Thank you so much for my golden puppy fix for the day! What I wouldn't do to play with all those cuties.


----------



## Sally's Mom (Sep 20, 2010)

That put a smile on my face. I love that age... just starting to play, but not very coordinated...


----------



## jagmanbrg (Jan 4, 2011)

Glad everyone enjoyed the video, I could of took 30 min of video, but had to stop myself...lol

Time is starting to go by so quick, ordered the crate today, only have a few things left to get, before I know it he'll be here.


----------



## mrmooseman (Aug 12, 2011)

Look at those little tailsss!! too cutee


----------



## nolefan (Nov 6, 2009)

What great video!!! I had to watch it twice so I made sure I could see them all. The two laying nose to nose and playing are just beyond sweet. Can't wait to see the next video1!!!


----------



## Lucky Penny (Nov 13, 2011)

Thank you for sharing!
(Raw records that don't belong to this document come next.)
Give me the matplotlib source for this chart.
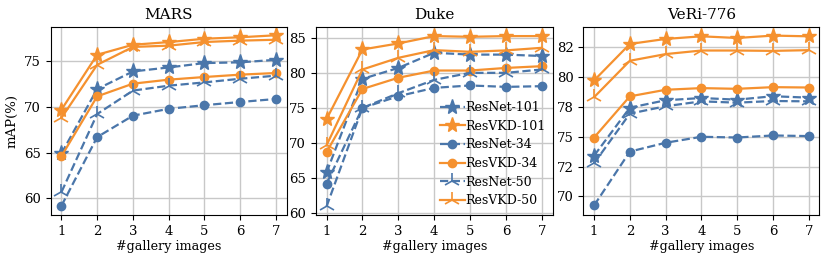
from matplotlib import pyplot as plt
from matplotlib.ticker import FormatStrFormatter, MultipleLocator
import numpy as np

plt.rcParams['font.family'] = 'DejaVu Serif'

gallery = [1, 2, 3, 4, 5, 6, 7]
names = ["ResNet-101", "ResVKD-101", "ResNet-34", "ResVKD-34", "ResNet-50", "ResVKD-50"]

mars = {
    "ResNet-101": [64.9, 71.97, 73.9, 74.34, 74.82, 74.9, 75.18],
    "ResVKD-101": [69.7, 75.73, 76.83, 77.12, 77.49, 77.65, 77.87],
    "ResNet-34": [59.16, 66.7, 69.05, 69.8, 70.2, 70.55, 70.88],
    "ResVKD-34": [64.6, 71.17, 72.56, 73.0, 73.29, 73.55, 73.73],
    "ResNet-50": [60.66, 69.23, 71.8, 72.34, 72.7, 73.1, 73.44],
    "ResVKD-50": [68.8, 74.63, 76.59, 76.73, 77.13, 77.28, 77.38],
}
duke = {
    "ResNet-101": [65.8, 79.14, 80.7, 82.86, 82.6, 82.6, 82.4],
    "ResVKD-101": [73.4, 83.33, 84.19, 85.24, 85.14, 85.24, 85.24],
    "ResNet-34": [64.2, 75.0, 76.67, 77.86, 78.2, 78.0, 78.1],
    "ResVKD-34": [68.7, 77.7, 79.3, 80.33, 80.33, 80.7, 80.95],
    "ResNet-50": [60.95, 75.0, 77.1, 79.0, 80.0, 80.0, 80.48],
    "ResVKD-50": [69.67, 80.48, 82.14, 83.24, 83.0, 83.2, 83.57],
}
veri = {
    "ResNet-101": [73.42, 77.44, 78.06, 78.25, 78.11, 78.4, 78.28],
    "ResVKD-101": [79.72, 82.78, 83.2, 83.42, 83.28, 83.48, 83.42],
    "ResNet-34": [69.25, 73.76, 74.5, 75.0, 74.94, 75.11, 75.06],
    "ResVKD-34": [74.94, 78.39, 78.94, 79.08, 79.02, 79.16, 79.13],
    "ResNet-50": [72.78, 76.94, 77.56, 77.97, 77.86, 78.0, 77.97],
    "ResVKD-50": [78.32, 81.37, 81.93, 82.23, 82.23, 82.2, 82.26],
}

blue = "#4a76aa"
orange = "#f5912f"
style = {
    "ResNet-101": dict(color=blue, ls="--", marker="*", ms=11),
    "ResVKD-101": dict(color=orange, ls="-", marker="*", ms=11),
    "ResNet-34": dict(color=blue, ls="--", marker="o", ms=6),
    "ResVKD-34": dict(color=orange, ls="-", marker="o", ms=6),
    "ResNet-50": dict(color=blue, ls="--", marker="2", ms=12, mew=1.2),
    "ResVKD-50": dict(color=orange, ls="-", marker="2", ms=12, mew=1.2),
}

fig = plt.figure(figsize=(8.31, 2.62), dpi=100)
panels = [
    ("MARS", mars, [0.061, 0.18, 0.284, 0.716], (58.17, 78.75), 5),
    ("Duke", duke, [0.380, 0.18, 0.285, 0.716], (59.76, 86.5), 5),
    ("VeRi-776", veri, [0.702, 0.18, 0.284, 0.716], (68.46, 84.18), 2.5),
]
for title, data, pos, ylim, step in panels:
    ax = fig.add_axes(pos)
    for n in names:
        ax.plot(gallery, data[n], lw=1.6, label=n, **style[n])
    ax.set_title(title, fontsize=11)
    ax.set_xlabel("#gallery images", fontsize=9.2, labelpad=2)
    ax.set_ylim(*ylim)
    ax.set_xlim(0.7, 7.3)
    ax.set_xticks(gallery)
    ax.yaxis.set_major_locator(MultipleLocator(step))
    ax.yaxis.set_major_formatter(FormatStrFormatter('%.0f'))
    ax.grid(True, color="#c8c8c8", lw=1)
    ax.set_axisbelow(True)
    ax.tick_params(labelsize=9.5)
    if title == "MARS":
        ax.set_ylabel("mAP(%)", fontsize=9.5)
    if title == "Duke":
        ax.legend(loc="lower right", frameon=False, fontsize=9,
                  handlelength=2.0, handletextpad=0.0, labelspacing=0.45,
                  borderaxespad=0.2)

plt.savefig("out.png", dpi=100)
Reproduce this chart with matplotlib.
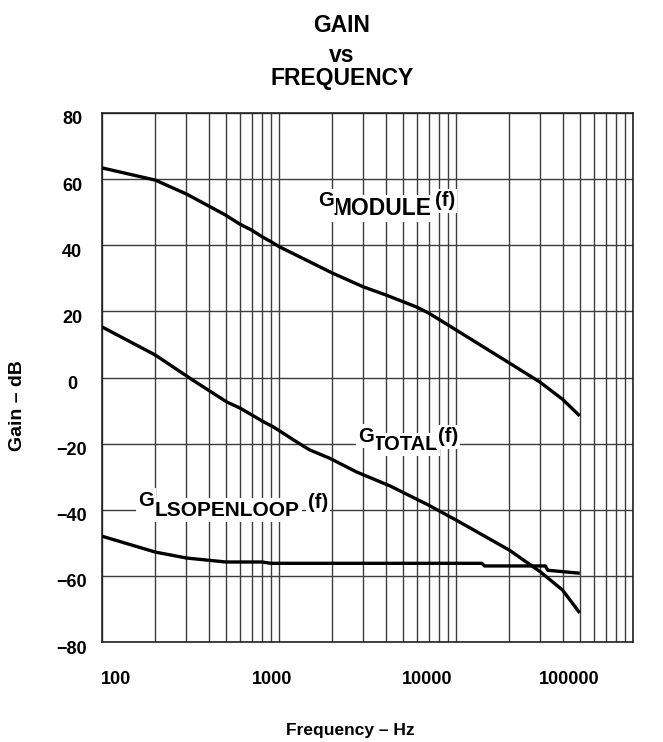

Put a smile on my face, they are so cute to watch! More videos are welcome whenever!


----------



## Thalie (Jan 20, 2008)

Loved it ! I'll live thru you and your puppy videos for the time being. I never saw Spip that little but met Flem's litter when they were around 4 weeks and it was a hoot. Thanks for sharing.


----------



## vjm1639 (Feb 20, 2012)

adorable! I know you are excited beyond belief. :> Can't wait to see more pictures and videos!


----------



## CAROLINA MOM (May 12, 2009)

Soooooooo cute, thanks for sharing.


----------